A film washed in a desaturated glow of genius. Almost impossible to say with any degree of certainty what this is about. Mental illness/ environmentalism/ marriage. Riddled with moments of brilliance. At its heart a performance which leapfrogs the extraordinary. Monica Vitti, given license  to be peculiar, febrile, feminine. A figure on the verge of a nervous breakdown. A landscape that glows with a meaning which is never revealed. Through a pall of fog. Industrial. Maritime. Psychological. Psychosexual. Make out. The film's longest sequence ... a strange dockside shack which the characters end up literally deconstructing. Ripping its red planks to pieces. Was this the desert? Who knows. Not even the author. Amoral bourgeoisie or outliers for the swinging sixties. The postwar hedonists we have all become. Scope for interpretation vast. Excessive. Text over-ripe with signifiers. Desolate industrial wasteland. The boy that couldn't walk. A woman seeking to determine what shade of paint to put on the walls of a shop with nothing in it. 

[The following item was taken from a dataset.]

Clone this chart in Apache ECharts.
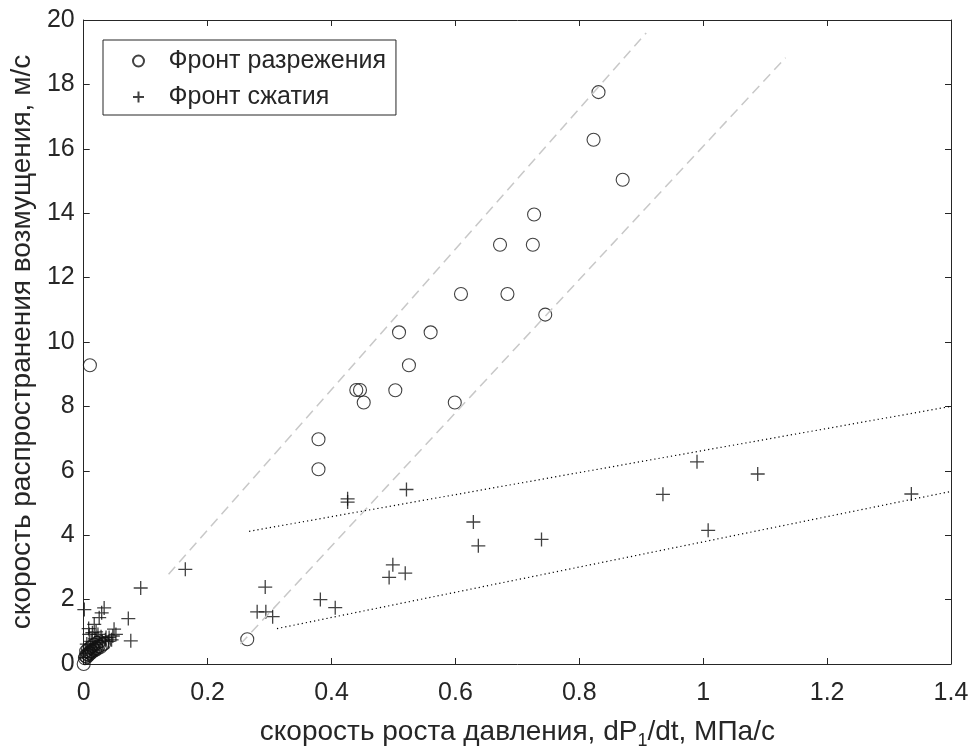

No-one created atmosphere in the movies like Antonioni. Walking into his various scenes is like walking into different rooms. Never knowing what to expect. Is it a good party? Is it a bad party? You can never be sure. His movies are balancing acts, constantly on the verge of teetering into the ridiculous, constantly resisting. I have nothing intelligent to say about this movie. It is sublime, but fails to fit into any normal cinematic discourse. It exists in a language of images. If words were still pictograms I might have stood a chance. Of making sense. Of making sense of it.